The Trial of Teflon Don(ald)

Updated: Feb 26, 2021

Valentine’s Day, 2021- the world faced collective and crushing heartbreak as Donald Trump was acquitted in his second impeachment trial. It seemed unthinkable that, after four years of the most destructive presidency imaginable, Trump’s sole punishment is a permanent ban from social media.


His role in the Capitol riots should have been the last straw, the last act of fractious hatred that Trump would ever encourage his supporters to engage in, and his impeachment would have solidified the impropriety and unacceptability of this level of violent extremism. However, his loyal band of Republican allies hampered proceedings from the very beginning. The Senate needed a two-thirds majority (67 votes) in order to find him guilty, however the 57-43 vote saw Trump essentially get off scot free.

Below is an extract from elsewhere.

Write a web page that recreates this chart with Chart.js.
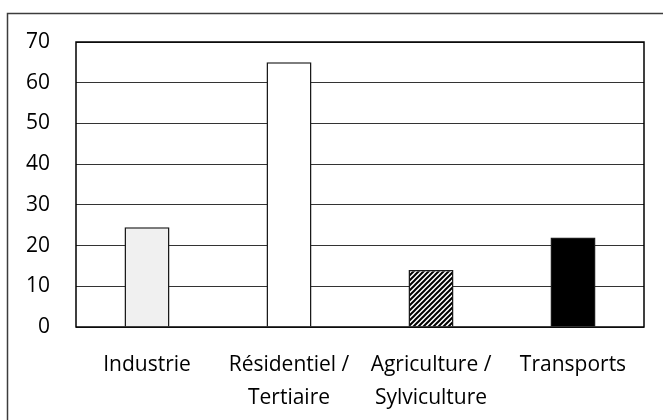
<!DOCTYPE html>
<html>
<head>
<meta charset="utf-8">
<script src="https://cdn.jsdelivr.net/npm/chart.js@4"></script>
<style>
    html, body { margin: 0; padding: 0; background: #fff; }
    #wrap { position: relative; width: 663px; height: 420px; }
</style>
</head>
<body>
<div id="wrap"><canvas id="chart"></canvas></div>
<script>
// données
const categories = ['Industrie', ['Résidentiel /', 'Tertiaire'], ['Agriculture /', 'Sylviculture'], 'Transports'];
const values = [24.5, 65, 14, 22];
const yTicks = [0, 10, 20, 30, 40, 50, 60, 70];

// motif hachuré pour Agriculture
function makeHatch() {
    const s = 5;
    const c = document.createElement('canvas');
    c.width = s; c.height = s;
    const g = c.getContext('2d');
    g.fillStyle = '#fff';
    g.fillRect(0, 0, s, s);
    g.strokeStyle = '#000';
    g.lineWidth = 2;
    g.beginPath();
    g.moveTo(-1, s + 1); g.lineTo(s + 1, -1);
    g.moveTo(-1, 1); g.lineTo(1, -1);
    g.moveTo(s - 1, s + 1); g.lineTo(s + 1, s - 1);
    g.stroke();
    return g.createPattern(c, 'repeat');
}

const fills = ['#f0f0f0', '#ffffff', makeHatch(), '#000000'];

// cadre extérieur + cadre de la zone de tracé
const frames = {
    id: 'frames',
    afterDraw(chart) {
        const ctx = chart.ctx;
        const a = chart.chartArea;
        ctx.save();
        ctx.strokeStyle = '#000';
        ctx.lineWidth = 1.5;
        ctx.strokeRect(a.left, a.top, a.right - a.left, a.bottom - a.top);
        ctx.strokeStyle = '#3c3c3c';
        ctx.strokeRect(7.5, 13.5, 700, 500);
        ctx.restore();
    }
};

new Chart(document.getElementById('chart'), {
    type: 'bar',
    data: {
        labels: categories,
        datasets: [{
            data: values,
            backgroundColor: fills,
            borderColor: '#1a1a1a',
            borderWidth: 1.5,
            barPercentage: 0.317,
            categoryPercentage: 1
        }]
    },
    options: {
        responsive: true,
        maintainAspectRatio: false,
        animation: false,
        layout: { padding: { left: 0, right: 19, top: 42, bottom: 0 } },
        plugins: {
            legend: { display: false },
            tooltip: { enabled: false }
        },
        scales: {
            x: {
                grid: { display: false, drawTicks: false },
                border: { display: false },
                ticks: {
                    color: '#000',
                    padding: 22,
                    maxRotation: 0,
                    autoSkip: false,
                    font: { family: 'Open Sans', size: 21, lineHeight: 1.55 }
                },
                afterFit(scale) { scale.height = 93; }
            },
            y: {
                min: 0,
                max: 70,
                afterBuildTicks(scale) { scale.ticks = yTicks.map(v => ({ value: v })); },
                grid: { color: '#333', lineWidth: 1, drawTicks: false },
                border: { display: false },
                ticks: {
                    color: '#000',
                    padding: 26,
                    font: { family: 'Open Sans', size: 21 }
                },
                afterFit(scale) { scale.width = 76; }
            }
        }
    },
    plugins: [frames]
});
</script>
</body>
</html>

Trump’s defence team argued that impeaching him after he’d left the office of President was an "unjust and blatantly unconstitutional act of political vengeance", garnering support for this assertion from Justice Michael Luttig, a veteran Appeals Circuit judge. However, the impeachment process was deemed constitutional, with a mere six Republicans (including Mitt Romney) joining with Democrats to support this stance. The trial proceeded as planned.


Senators gave passionate and moving statements, with Mitch McConnell (otherwise known as Trump’s lapdog) going so far as to state that Trump was guilty of a “disgraceful dereliction of duty” and was “practically, and morally, responsible for provoking the events of the day”- yet McConnell still voted ‘not guilty’. Why preface a not guilty vote with such bold rhetoric?? Perhaps because he is more than aware of Trump’s wrongdoing and moral culpability, he’s just unwillingly to take decisive action against it.


As a result of his acquittal, there has been much scholarly debate surrounding the efficacy of the impeachment process- if inciting insurrection isn’t enough for a guilty verdict, how badly does a President have to behave before that behaviour lands them in front of the Senate, to be completely stripped of their entitlements? Moreover, does the law even remotely factor into the impeachment process anymore? It would appear to be nothing more than a political point-scoring exercise as opposed to a legitimate legal challenge. The limited and vague nature of the language surrounding impeachment has resulted in varied interpretations over the years.


It’s now easier than ever to understand why Trump has earned the moniker ‘Teflon Don’, presumably a nod towards Reagan, who was nicknamed the Teflon President because nothing would ever stick- Trump proved over four years that, not only can he do whatever the hell takes his fancy, he will, and there’s not a soul alive who can stop him.